To Kiki’s fans, those of us who have never felt too comfortable in this world, we immediately connect, wishing we had her power to scream out this soul opening call at our next family gathering, shattering the walls of normalcy that most keep around them, the walls that keep queer at arms length.
To me, not being too comfortable is waiting for the “third gotcha.” I know how to stay off balance and scared.
But, I have to ask myself, does not being too comfortable mean not being comfortable at all?
I remember zipping across Mirror Lake at sunset in a zippy little in-board, singing “I Am What I Am” from La Cage Aux Folles at full volume. “It’s my world, and it’s not a place I need to hide in, my world, that I want to have a little pride in.”
My life has been a struggle against comfort.
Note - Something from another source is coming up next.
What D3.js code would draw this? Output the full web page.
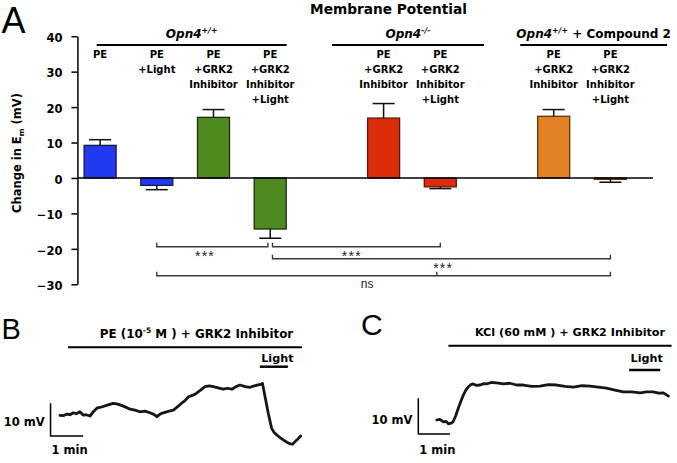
<!DOCTYPE html>
<html><head><meta charset="utf-8">
<script src="https://cdn.jsdelivr.net/npm/d3@7"></script>
<style>
html,body{margin:0;padding:0;background:#fff;}
svg{display:block;}
text{font-family:"DejaVu Sans",sans-serif;font-weight:bold;fill:#000;}
</style></head><body>
<svg id="chart" width="677" height="463"></svg>
<script>
// ---------------- DATA ----------------
const categories = [
  "PE", "PE +Light", "PE +GRK2 Inhibitor", "PE +GRK2 Inhibitor +Light",
  "PE +GRK2 Inhibitor", "PE +GRK2 Inhibitor +Light",
  "PE +GRK2 Inhibitor", "PE +GRK2 Inhibitor +Light"
];
const groupOf = [0, 0, 0, 0, 1, 1, 2, 2];
const groupNames = [
  {gene: "Opn4", sup: "+/+", rest: ""},
  {gene: "Opn4", sup: "-/-", rest: ""},
  {gene: "Opn4", sup: "+/+", rest: " + Compound 2"}
];
const values = [9.2, -2.1, 17.1, -14.4, 16.9, -2.5, 17.4, -0.4];
const errors = [1.6, 1.2, 2.2, 2.6, 4.1, 0.5, 1.9, 0.8];
const barColors = ["#2139f2", "#2139f2", "#4e8a22", "#4e8a22", "#dc2c0a", "#dc2c0a", "#e38024", "#e38024"];
const barEdges = ["#1a1a3a", "#1a1a3a", "#1c2c0c", "#1c2c0c", "#5a180a", "#5a180a", "#5a3212", "#5a3212"];
const yTicks = [-30, -20, -10, 0, 10, 20, 30, 40];
const yTitle = "Change in E";
const chartTitle = "Membrane Potential";
const comparisons = [
  {a: 1, b: 3, label: "***"},
  {a: 3, b: 5, label: "***"},
  {a: 3, b: 7, label: "***"},
  {a: 1, b: 7, mid: 5, label: "ns"}
];
// Panel B trace (time in min, membrane potential change in mV)
const traceB_t  = [0, 0.1, 0.21, 0.31, 0.41, 0.5, 0.61, 0.71, 0.8, 0.92, 1.02, 1.13, 1.25, 1.38, 1.5, 1.63, 1.74, 1.84, 2.0, 2.15, 2.3, 2.45, 2.6, 2.76, 2.88, 2.97, 3.07, 3.17, 3.32, 3.48, 3.6, 3.73, 3.84, 3.94, 4.06, 4.19, 4.32, 4.45, 4.58, 4.70, 4.85, 5.01, 5.14, 5.27, 5.4, 5.52, 5.68, 5.83, 5.96, 6.08, 6.16, 6.21, 6.29, 6.39, 6.49, 6.57, 6.65, 6.75, 6.85, 6.96, 7.06, 7.14, 7.21, 7.3, 7.38];
const traceB_mV = [0.4, 0.3, 0.8, 0.6, 1.2, 0.9, 1.5, 0.5, 0.6, 0.2, 1.5, 2.6, 2.9, 3.3, 3.7, 4.1, 3.9, 3.6, 3.0, 2.3, 2.0, 1.5, 1.7, 1.2, 0.7, 0.0, 0.8, 1.2, 1.6, 2.0, 3.0, 4.1, 5.0, 6.1, 6.5, 7.2, 8.2, 9.2, 9.4, 9.2, 8.8, 8.4, 8.7, 8.4, 9.2, 9.7, 9.2, 9.0, 9.4, 9.7, 9.9, 10.2, 6.1, 1.0, -3.5, -4.8, -5.6, -6.4, -7.1, -7.8, -8.3, -8.4, -7.6, -6.8, -5.9];
// Panel C trace
const traceC_t  = [0, 0.1, 0.21, 0.3, 0.37, 0.45, 0.52, 0.6, 0.68, 0.76, 0.84, 0.92, 1.0, 1.08, 1.15, 1.25, 1.37, 1.48, 1.58, 1.72, 1.89, 2.1, 2.31, 2.52, 2.73, 3.0, 3.26, 3.52, 3.79, 4.05, 4.31, 4.58, 4.84, 5.1, 5.36, 5.62, 5.89, 6.15, 6.42, 6.62, 6.83, 7.0, 7.15, 7.31];
const traceC_mV = [0, 0.2, -0.5, -0.4, -1.1, -0.9, -0.5, 1.2, 3.3, 5.2, 7.0, 8.4, 9.3, 9.9, 10.1, 9.7, 9.8, 10.2, 10.1, 10.5, 10.4, 10.1, 10.3, 9.8, 9.8, 9.4, 9.5, 9.9, 9.8, 9.4, 9.2, 9.6, 9.5, 9.2, 8.9, 8.4, 7.9, 7.9, 7.6, 7.9, 7.9, 7.5, 7.6, 6.7];
const traceB_label = {pre: "PE (10", sup: "-5", post: " M ) + GRK2 Inhibitor"};
const traceC_label = {pre: "KCl (60 mM ) + GRK2 Inhibitor", sup: "", post: ""};

// ---------------- DRAW ----------------
const svg = d3.select("#chart");
const font = "DejaVu Sans";
const helv = "'Liberation Sans', Arial, sans-serif";

// slot index: one empty slot between genotype groups
const slotOf = i => i + groupOf[i];
const x = d3.scaleLinear().domain([0, 9]).range([100.1, 610.4]);
const y = d3.scaleLinear().domain([-30, 40]).range([284.3, 36.2]);
const barW = 32, capW = 22;

// Panel letters
const letter = (t, px, py, fs) => svg.append("text").attr("x", px).attr("y", py)
  .style("font-family", helv).style("font-weight", "normal")
  .attr("font-size", fs).text(t);
letter("A", 1.5, 32.6, 36);
letter("B", 1.5, 339, 29);
letter("C", 361, 335, 30);

// Title
svg.append("text").attr("x", 388.5).attr("y", 14).attr("text-anchor", "middle")
  .attr("font-size", 13.7).text(chartTitle);

// y axis
const axisX = x(-0.4);
const gAx = svg.append("g").attr("transform", `translate(${axisX},0)`)
  .call(d3.axisLeft(y).tickValues(yTicks).tickSize(6).tickPadding(9).tickSizeOuter(0));
gAx.select(".domain").attr("stroke", "#000").attr("stroke-width", 1.5);
gAx.selectAll(".tick line").attr("stroke", "#000").attr("stroke-width", 1.5);
gAx.selectAll(".tick text").attr("font-size", 11.5).attr("font-family", font)
  .attr("font-weight", "bold").attr("fill", "#000").attr("dy", "0.45em");

// y title
const yt = svg.append("text").attr("transform", "translate(20.5,153) rotate(-90)")
  .attr("text-anchor", "middle").attr("font-size", 11.5);
yt.append("tspan").text(yTitle);
yt.append("tspan").attr("font-size", 7.5).attr("dy", 3).text("m");
yt.append("tspan").attr("dy", -3).text(" (mV)");

// bars
const bars = svg.append("g");
values.forEach((v, i) => {
  const cx = x(slotOf(i));
  bars.append("rect")
    .attr("x", cx - barW / 2).attr("width", barW)
    .attr("y", Math.min(y(v), y(0))).attr("height", Math.abs(y(v) - y(0)))
    .attr("fill", barColors[i]).attr("stroke", barEdges[i]).attr("stroke-width", 1.3);
  const tip = v + Math.sign(v) * errors[i];
  bars.append("line").attr("x1", cx).attr("x2", cx).attr("y1", y(v)).attr("y2", y(tip))
    .attr("stroke", "#111").attr("stroke-width", 1.5);
  bars.append("line").attr("x1", cx - capW / 2).attr("x2", cx + capW / 2)
    .attr("y1", y(tip)).attr("y2", y(tip)).attr("stroke", "#111").attr("stroke-width", 1.5);
});

// zero line
svg.append("line").attr("x1", axisX).attr("x2", x(9.75)).attr("y1", y(0)).attr("y2", y(0))
  .attr("stroke", "#000").attr("stroke-width", 1.5);

// category labels
categories.forEach((c, i) => {
  const t = svg.append("text").attr("text-anchor", "middle").attr("font-size", 10);
  c.split(" ").forEach((line, k) => {
    t.append("tspan").attr("x", x(slotOf(i))).attr("y", 57.5 + 15 * k).text(line);
  });
});

// group headers (spans in slot units)
const groupSpan = [[-0.06, 3.29], [4.09, 6.77], [7.41, 10.0]];
groupNames.forEach((g, k) => {
  const [s0, s1] = groupSpan[k];
  svg.append("line").attr("x1", x(s0)).attr("x2", x(s1)).attr("y1", 45).attr("y2", 45)
    .attr("stroke", "#000").attr("stroke-width", 2);
  const t = svg.append("text").attr("x", (x(s0) + x(s1)) / 2).attr("y", 37.5)
    .attr("text-anchor", "middle").attr("font-size", 12);
  t.append("tspan").style("font-style", "italic").text(g.gene);
  t.append("tspan").style("font-style", "italic").attr("font-size", 7.8).attr("dy", -4.5).text(g.sup);
  if (g.rest) t.append("tspan").attr("dy", 4.5).text(g.rest);
});

// significance brackets
const levelVal = [-19.4, -19.4, -22.8, -27.6];
const labelSlot = [1.85, 4.44, 6.05, 4.71];
const sig = svg.append("g");
comparisons.forEach((c, k) => {
  let x1 = x(slotOf(c.a)), x2 = x(slotOf(c.b));
  if (c.a === 3) x1 += 2.3;
  if (c.b === 3) x2 -= 2.3;
  const yy = y(levelVal[k]);
  sig.append("path")
    .attr("d", `M${x1},${yy - 4}V${yy}H${x2}V${yy - 4}`)
    .attr("fill", "none").attr("stroke", "#3a3a3a").attr("stroke-width", 1.4);
  if (c.mid !== undefined) {
    const mx = x(slotOf(c.mid)) - 3.5;
    sig.append("line").attr("x1", mx).attr("x2", mx)
      .attr("y1", yy).attr("y2", yy - 4).attr("stroke", "#3a3a3a").attr("stroke-width", 1.4);
  }
  const isStars = c.label === "***";
  sig.append("text").attr("x", x(labelSlot[k])).attr("y", yy + (isStars ? 14 : 12))
    .attr("text-anchor", "middle")
    .style("font-family", helv).style("font-weight", "normal")
    .attr("font-size", isStars ? 14 : 12).attr("letter-spacing", isStars ? 1.2 : 0)
    .style("fill", "#1e1e1e").text(c.label);
});

// ---------------- traces ----------------
function drawTrace(ts, vs, xs, ys, lab, opt) {
  const line = d3.line().x((d, i) => xs(ts[i])).y((d, i) => ys(vs[i]));
  svg.append("path").datum(ts).attr("d", line).attr("fill", "none")
    .attr("stroke", "#161616").attr("stroke-width", 2.8)
    .attr("stroke-linejoin", "round").attr("stroke-linecap", "round");
  // header
  const t = svg.append("text").attr("x", opt.labelX).attr("y", opt.labelY)
    .attr("text-anchor", "middle").attr("font-size", opt.labelFs);
  t.append("tspan").text(lab.pre);
  if (lab.sup) {
    t.append("tspan").attr("font-size", 7.5).attr("dy", -4.5).text(lab.sup);
    t.append("tspan").attr("dy", 4.5).text(lab.post);
  }
  svg.append("line").attr("x1", xs(opt.drug[0])).attr("x2", xs(opt.drug[1]))
    .attr("y1", opt.drugY).attr("y2", opt.drugY).attr("stroke", "#000").attr("stroke-width", 2);
  // light
  svg.append("text").attr("x", (xs(opt.light[0]) + xs(opt.light[1])) / 2 + opt.lightDx)
    .attr("y", 362).attr("text-anchor", "middle").attr("font-size", 11.2).text("Light");
  svg.append("line").attr("x1", xs(opt.light[0])).attr("x2", xs(opt.light[1]))
    .attr("y1", opt.lightY).attr("y2", opt.lightY).attr("stroke", "#000").attr("stroke-width", 2.5);
  // scale bar
  const sx0 = xs(opt.sb[0]), sx1 = xs(opt.sb[0] + 1);
  const sy0 = ys(opt.sb[1]), sy1 = ys(opt.sb[1] + 10);
  svg.append("path").attr("d", `M${sx0},${sy1}V${sy0}H${sx1}`).attr("fill", "none")
    .attr("stroke", "#000").attr("stroke-width", 1.5);
  svg.append("text").attr("x", sx0 - 6).attr("y", (sy0 + sy1) / 2 + opt.mvDy)
    .attr("text-anchor", "end").attr("font-size", 11.5).text("10 mV");
  svg.append("text").attr("x", sx0 + 1).attr("y", 453.5).attr("font-size", 11.5).text("1 min");
}

const xB = d3.scaleLinear().domain([0, 1]).range([60, 92.6]);
const yB = d3.scaleLinear().domain([0, 10]).range([416.7, 384]);
drawTrace(traceB_t, traceB_mV, xB, yB, traceB_label,
  {labelX: 196.5, labelY: 337.5, labelFs: 11.9, drug: [0.245, 7.42], drugY: 347.3,
   light: [6.13, 6.99], lightY: 366.7, lightDx: 3.5, sb: [-0.29, -5.9], mvDy: 6.5});

const xC = d3.scaleLinear().domain([0, 1]).range([436.7, 468.4]);
const yC = d3.scaleLinear().domain([0, 10]).range([420, 384.3]);
drawTrace(traceC_t, traceC_mV, xC, yC, traceC_label,
  {labelX: 570, labelY: 336, labelFs: 11.2, drug: [0.37, 7.41], drugY: 345.7,
   light: [6.07, 7.05], lightY: 370, lightDx: 2, sb: [-0.58, -3.9], mvDy: 8});
</script>
</body></html>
To me, comfort was something for the straights, something I couldn’t afford, much like I believed I couldn’t afford drugs. I needed to be smart, alert and irritated just to keep control. No methadone for me; I need the pain to remain aware, vigilant and open.
But yesterday the question did come to mind: what if “not being too comfortable” isn’t the same as “being uncomfortable?” What if some comfort is a good thing in a life, giving standing and power?
Being comfortable scares me. But yesterday, I just sort of went with it.
It was a trans meet and greet at the local center.
I wrote before I left; funny to me, but too strong for the crowd. Ms. Rachelle reminded me that Shakespeare said “Audience is all;” sounds like the theme of my life.
But when I got there I made sure to help make connections, between young and old, black and white, transsxual and crossdresser, all the boundaries that really are not important. Kim, a black hairdresser who has moved beyond her drag show days, said she saw me across the room and knew she wanted to talk to me.
I stopped for a taco with Marcie, a police officer who transitioned on the job, retired and is now with a university public safety team.
The kid at the counter called me sir. I just gave that mommy look, a bit of a squint with a raised eyebrow that says “Really?”, and he immediately corrected himself. Ah, passing as transsexual.
I had the power because I was comfortable. I was with Marcie, my backup, and I felt safe, like a leader, and well, comfortable.
I know there is power in being uncomfortable. Being open, aware and attentive, always looking for that beyond expectation, well, there is power there, the power of doubt and sensitivity.
But there is also power in being comfortable. Being relaxed, assured and grounded, always trusting your own capabilities & your connection to the universe, well, there is power there, the power of confidence and grace.
I know how to not be too comfortable.
But do I trust being comfortable enough to believe that this is my world?